Comment apprivoiser la web caméra (et gagner en impact)?
Geneviève Desautels|Publié le 03 novembre 2020(Photo: Jornada Produtora pour Unsplash)
BLOGUE INVITÉ. Comme moi, entendez-vous à longueur de journée ces phrases répétées mécaniquement, qui visent à se plaindre des travers du télétravail? Ces phrases du genre:
«Il nous manque l’informel.»
«Je m’ennuie de mes collègues.»
«Je me sens seule.»
«J’haïs ça me voir à l’écran.»
«J’ai pas envie que mes collègues et les patrons voient comment je suis installé à la maison.»
«Ma connexion Internet n’est pas bonne, je dois fermer ma web caméra.»
«On utilise trop de bande passante, fermons tous notre web caméra.»
Je vous l’accorde, ce n’est pas évident de s’adapter à la réalité de travailler chacun à des endroits différents. Surtout dans le contexte de la pandémie et de ses enjeux sociaux et politiques, où il est sans cesse question de restructurations, de pertes d’emplois, ou encore de changements technologiques, culturels et organisationnels. Du coup, l’enjeu d’activer, ou pas, sa caméra lors d’une rencontre virtuelle peut paraître secondaire…
Toutefois, il est question d’intelligence émotionnelle lorsqu’on s’adresse à autrui par web caméra interposée. Et c’est là une question devenue primordiale au travail. Je m’explique…
Quand je dirigeais, avec mon associé Philippe Richard Bertrand, des programmes de formation sur l’intelligence émotionnelle dans le cadre des Événements Les Affaires, nous apportions avec nous un grand miroir. L’idée était que les participants puissent s’exercer à s’exprimer devant… eux-mêmes.
L’intention: prendre conscience de son impact et apprivoiser son propre regard en communiquant un message.
Cet exercice est difficile, mais on ne peut plus révélateur et formateur.
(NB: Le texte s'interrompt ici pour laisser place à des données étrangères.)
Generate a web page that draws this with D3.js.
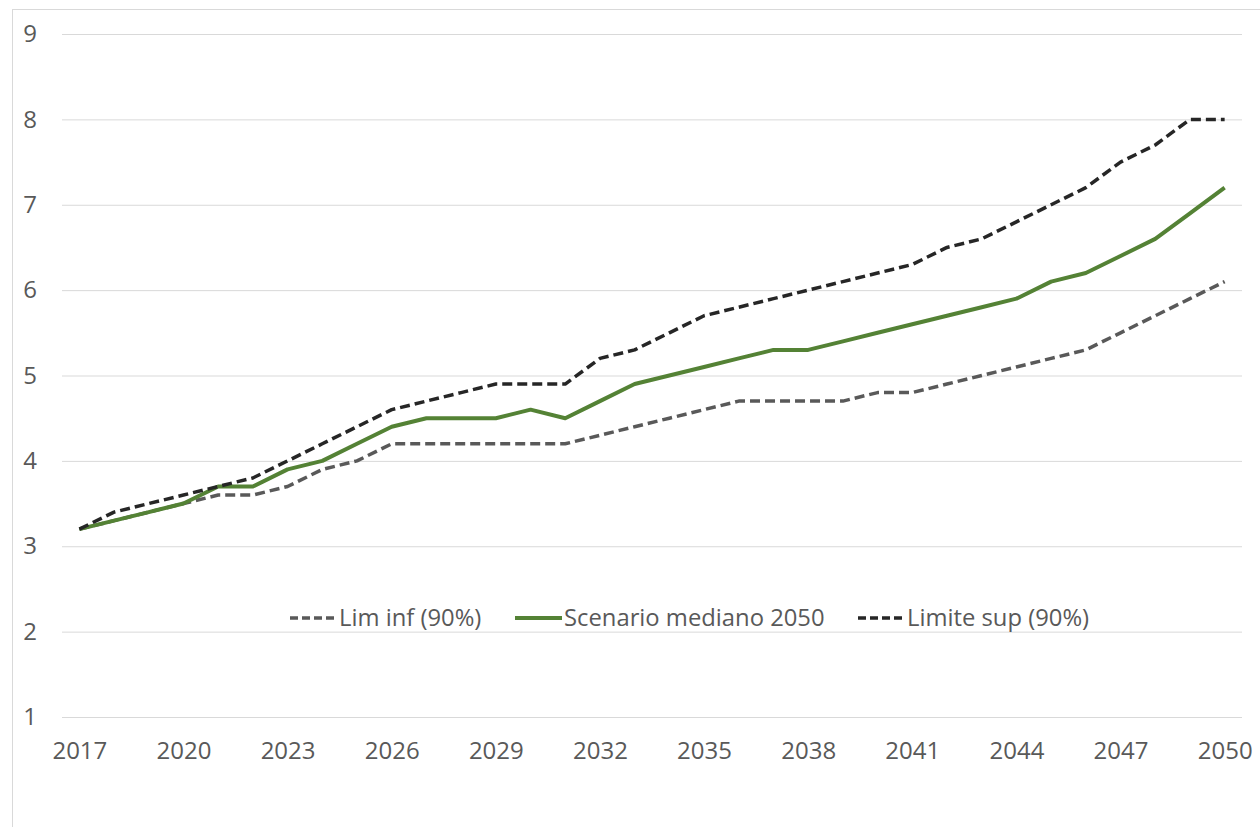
<!DOCTYPE html>
<html lang="it">
<head>
    <meta charset="UTF-8">
    <title>Scenario mediano 2050</title>
    <script src="https://cdn.jsdelivr.net/npm/d3@7/dist/d3.min.js"></script>
</head>
<body>
<style>
    body {
        margin: 0;
        background-color: white;
    }
    svg {
        display: block;
    }
    .tick text, .legend text {
        font-family: "Open Sans", sans-serif;
        fill: #595959;
    }
</style>

<svg width="1260" height="827"></svg>

<script>
    // anni e serie
    var years = d3.range(2017, 2051);
    var tickYears = [2017, 2020, 2023, 2026, 2029, 2032, 2035, 2038, 2041, 2044, 2047, 2050];
    var yTicks = [1, 2, 3, 4, 5, 6, 7, 8, 9];

    var limInf = [3.2, 3.3, 3.4, 3.5, 3.6, 3.6, 3.7, 3.9, 4.0, 4.2, 4.2, 4.2, 4.2, 4.2, 4.2, 4.3, 4.4,
        4.5, 4.6, 4.7, 4.7, 4.7, 4.7, 4.8, 4.8, 4.9, 5.0, 5.1, 5.2, 5.3, 5.5, 5.7, 5.9, 6.1];
    var mediano = [3.2, 3.3, 3.4, 3.5, 3.7, 3.7, 3.9, 4.0, 4.2, 4.4, 4.5, 4.5, 4.5, 4.6, 4.5, 4.7, 4.9,
        5.0, 5.1, 5.2, 5.3, 5.3, 5.4, 5.5, 5.6, 5.7, 5.8, 5.9, 6.1, 6.2, 6.4, 6.6, 6.9, 7.2];
    var limSup = [3.2, 3.4, 3.5, 3.6, 3.7, 3.8, 4.0, 4.2, 4.4, 4.6, 4.7, 4.8, 4.9, 4.9, 4.9, 5.2, 5.3,
        5.5, 5.7, 5.8, 5.9, 6.0, 6.1, 6.2, 6.3, 6.5, 6.6, 6.8, 7.0, 7.2, 7.5, 7.7, 8.0, 8.0];

    var series = [
        {name: "Lim inf (90%)", values: limInf, color: "#595959", dash: "10,5", width: 3.5},
        {name: "Scenario mediano 2050", values: mediano, color: "#548235", dash: null, width: 4},
        {name: "Limite sup (90%)", values: limSup, color: "#262626", dash: "10,5", width: 3.5}
    ];

    var svg = d3.select("svg");

    // cornice
    svg.append("rect")
        .attr("x", 12.5)
        .attr("y", 9.5)
        .attr("width", 1400)
        .attr("height", 1000)
        .attr("fill", "white")
        .attr("stroke", "#d9d9d9")
        .attr("stroke-width", 1);

    var getX = d3.scalePoint()
        .domain(years)
        .range([62, 1242])
        .padding(0.5);
    var getY = d3.scaleLinear()
        .domain([1, 9])
        .range([717, 34]);

    // griglia + etichette y
    var axisY = d3.axisLeft(getY)
        .tickValues(yTicks)
        .tickSize(-(1242 - 62))
        .tickPadding(25)
        .tickFormat(d3.format("d"));
    var gy = svg.append("g")
        .attr("transform", "translate(62,0)")
        .call(axisY);
    gy.select(".domain").remove();
    gy.selectAll(".tick line")
        .attr("stroke", "#d9d9d9")
        .attr("stroke-width", 1);
    gy.selectAll(".tick text")
        .style("font-size", "24px");

    var axisX = d3.axisBottom(getX)
        .tickValues(tickYears)
        .tickSize(0)
        .tickPadding(25);
    var gx = svg.append("g")
        .attr("transform", "translate(0,717)")
        .call(axisX);
    gx.select(".domain").remove();
    gx.selectAll(".tick text")
        .style("font-size", "24px");

    var line = d3.line()
        .x(function (d, i) { return getX(years[i]); })
        .y(function (d) { return getY(d); });

    svg.selectAll(".serie")
        .data(series)
        .enter()
        .append("path")
        .attr("class", "serie")
        .attr("fill", "none")
        .attr("stroke", function (d) { return d.color; })
        .attr("stroke-width", function (d) { return d.width; })
        .attr("stroke-dasharray", function (d) { return d.dash; })
        .attr("stroke-linejoin", "round")
        .attr("d", function (d) { return line(d.values); });

    // legenda
    var legendX = [290, 515, 858];
    var legend = svg.append("g")
        .attr("class", "legend");
    var item = legend.selectAll("g")
        .data(series)
        .enter()
        .append("g")
        .attr("transform", function (d, i) { return "translate(" + legendX[i] + ",618)"; });
    item.append("line")
        .attr("x1", 0)
        .attr("x2", 47)
        .attr("stroke", function (d) { return d.color; })
        .attr("stroke-width", function (d) { return d.width; })
        .attr("stroke-dasharray", function (d) { return d.dash ? "8,4" : null; });
    item.append("text")
        .attr("x", 49)
        .attr("dy", "0.35em")
        .style("font-size", "23.8px")
        .text(function (d) { return d.name; });
</script>
</body>
</html>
C’est que la web caméra de votre ordinateur est l’équivalent du miroir de notre exercice, sauf que cette fois, ce n’est pas dans le cadre d’un programme de formation mais bien dans la vraie vie que vous vous pratiquez. Vous comprenez maintenant pourquoi on entend toutes les excuses imaginables pour pouvoir fermer la web caméra…
Certes, c’est votre droit de le faire, mais permettez-moi de vous inviter à agir autrement, car il en va de votre impact, de votre influence, de vos relations humaines.
Comment surmonter votre gêne? Eh bien, imaginez que votre prochaine rencontre virtuelle avec votre patron ou avec vos collègues se déroule en face à face, mais… en pleine noirceur! Imaginez ça pendant une minute. Et maintenant, convenez avec moi que jamais vous ne feriez une telle chose! Et c’est pourtant exactement ce qui se passe lorsque votre web caméra est fermée…
Si vous demandiez à un artiste ce qui pourrait lui arriver de pire sur scène, il vous répondrait automatiquement que ce serait de ne pas pouvoir voir et ressentir les réactions du public dans la salle. Car il en a besoin pour être bon, pour donner une performance remarquable.
Or, c’est exactement ce que vous imposez aux autres lorsque votre web caméra est fermée. Pis, vos collègues et patrons apprennent eux aussi à apprivoiser la web caméra et à travailler en ligne…
Voilà pourquoi un peu de compassion et de bienveillance est de mise. S’il vous plait, ouvrez votre web caméra lors de votre prochaine réunion virtuelle, en tenant compte des quelques conseils suivants:
– À ceux qui ne veulent pas montrer le décor de leur lieu de télétravail, je vous invite à étudier les fonctionnalités de l’outil que vous utilisez afin de mettre un faux décor derrière vous (lequel peut être rigolo ou corporatif, selon ce qui est de mise).
– À ceux qui ont des réels enjeux de connexion Internet, d’équipement informatique ou de bande passante, arrangez-vous pour obtenir de meilleurs outils de travail auprès de votre employeur. Comme vous le feriez si vous aviez du mauvais matériel au bureau.
– À ceux qui se sentent intimidés par la web caméra, je vous invite à vous pratiquer devant le miroir, à apprivoiser votre regard sur vous-même, à contrôler vos tics nerveux, vos béquilles langagières, vos petites rides et votre sourire. (Offrez-vous par la même occasion le plus beau des cadeaux: votre propre bienveillance et indulgence.)
À la clé, plus d’assurance dans votre quotidien au travail. Et également plus de tolérance à l’égard des autres, qui peinent eux aussi dans ces nouvelles conditions de travail (même s’ils essaient de le cacher).